The University In Chains by Henry A. Giroux
(Boulder, Colorado: Paradigm Publishers, 2007)
If you think the links between U.S. universities like Columbia and the U.S. war machine were cut forever after the 1968 Columbia Student Revolt, then you probably need to read Henry A. Giroux’s new book, The University In Chains: Confronting the Military-Industrial-Academic Complex.
In the tradition of Thorstein Veblen’s The Higher Learning In America, Upton Sinclair’s The Goose-Step, and James Ridgeway’s The Closed Corporation, Giroux provides his readers with an updated picture of how the 21st-century U.S. university system has become more closely tied to the U.S. military and the U.S. national security state apparatus and more openly subservient to external special corporate business interests in this post-9/11 “era of permanent war.” In addition, Giroux also describes how academic freedom on U.S. campuses is becoming increasingly endangered, now that well-financed external right-wing pressure groups are targeting U.S. campuses as a place where they feel U.S. right-wing ideological control needs to be established more deeply.
Giroux’s book on the 21st-century U.S. Military-Industrial-Academic Complex consists of an introduction and four chapters. The first chapter “focuses on the growth of militarized knowledge and research, the increasing development of academic programs and schools that serve military personnel and the growing influence of the CIA on college campuses.” The Pentagon, with a budget for research and development of $66 billion a year, funds, for instance, 55 percent of all federally-funded university-based computer sciences research and 60 percent of all federally-funded campus-based electrical engineering research.
Much of the Pentagon-funded university research is for the purpose of developing weapons like micro-wave guns, space-based lasers, electromagnetic guns, holograph designs, electric tanks and robot-type weapons. One of the largest recipients of Pentagon research money, MIT, for instance, is also developing remote sensing and imaging systems to help the Pentagon “nullify the enemy’s ability to hide inside complex mountain terrains and cityscapes,” according to Giroux. In addition, an increasing number of college degree programs are now being offered to U.S. military personnel in the form of on-line courses. At Central Texas College, for instance, “74 percent of its 63,000 students are members of the active-duty military.”

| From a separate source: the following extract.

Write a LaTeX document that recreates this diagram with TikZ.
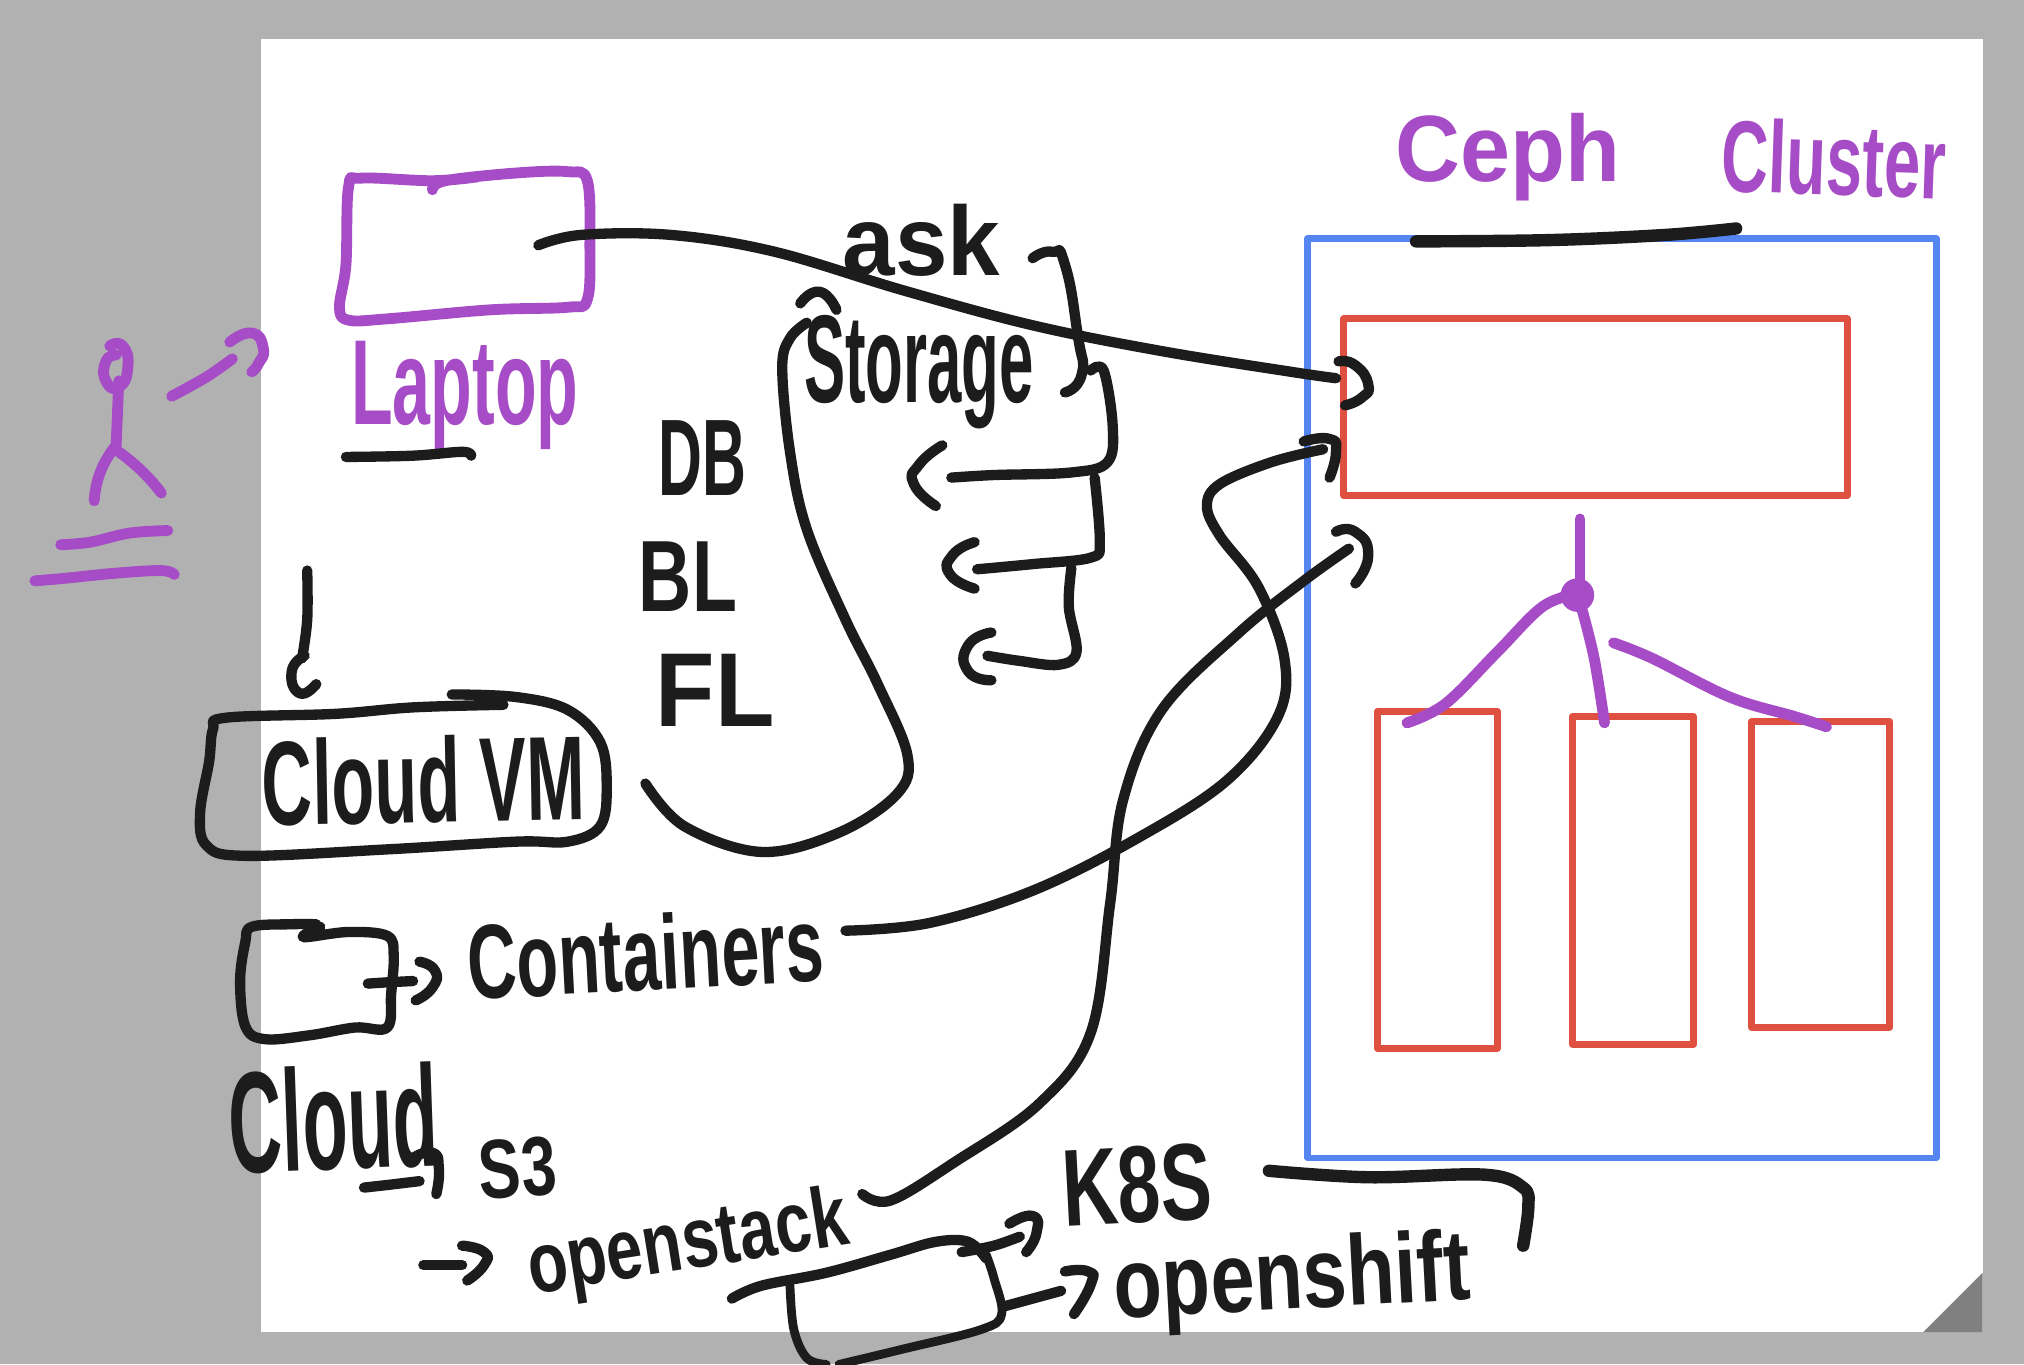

Giroux also provides his readers with some examples of the increasing presence of the CIA and other spy agencies on U.S. campuses since September 11, 2001. A CIA-sponsored program to train 150 analysts in anthropology on U.S. campuses, the Pat Roberts Intelligence Scholars Program, was established, for instance, after 9/11. U.S. universities also have been developing high-tech gadgets for the CIA and allowing more and more of their faculty members to work as CIA consultants or become recipients of CIA grants and CIA research contracts.
The second chapter of Giroux’s The University In Chains book provides readers with a 21st-century update of how U.S. corporations have increased their special influence over U.S. campus life since Lawrence Soley published his book, Leasing The Ivory Tower: The Corporate Takeover of Academia, on the same topic in 1995. Giroux observes that “as corporate culture and values shape university life, academic labor is increasingly transformed into the image of a multinational conglomerate workforce.” The University of Illinois, for instance, “plans to launch a whole new college, which would be completely online, operate as a for-profit entity, and consist almost entirely of part-time faculty, with no tenured faculty at all.”
Already in 2004, 44.5 percent of all faculty members on U.S. campuses were just employed as part-time employees by their universities; and less than 40 percent of all U.S. professors were employed in 2004 in a tenure-track academic position. Transnational corporations like BMW and IBM are also being given more direct control over the curriculum and hiring procedures at academic research and training centers which they fund at U.S. universities like Clemson, North Carolina State and UC-Berkeley.
If you’re an anti-war professor at a U.S. university these days who criticizes the U.S. social system from a liberal or left perspective, you’ll probably find chapter 3 of Giroux’s book to be worrisome. Titled, “The New Right-Wing Assault On Higher Education,” the chapter indicates the similarities between the post-9/11 attack on Middle Eastern Studies at universities like Columbia by off-campus right-wing pressure groups and the McCarthyism of the 1950s that threatened academic freedom at that time. The role that right-wing foundation-funded conservative intellectuals like David Horowitz have been playing in recent years to try to pressure U.S. university administrations to replace liberal and left-wing U.S. academics with more politically right-wing academics is also examined in this chapter.
Giroux’s final chapter proposes “a strategy to retake the university” from the U.S. war machine and special corporate interests that pretty much control the current political direction of U.S. higher education. Hopefully, more U.S. anti-war students and U.S. anti-war professors will read The University In Chains soon and then unite in a 21st-century anti-war movement of students, faculty and community activists which fights to end U.S. university complicity with the U.S. war machine in this current “era of permanent war,” before there’s yet another U.S. military escalation in the Middle East in 2008 or 2009.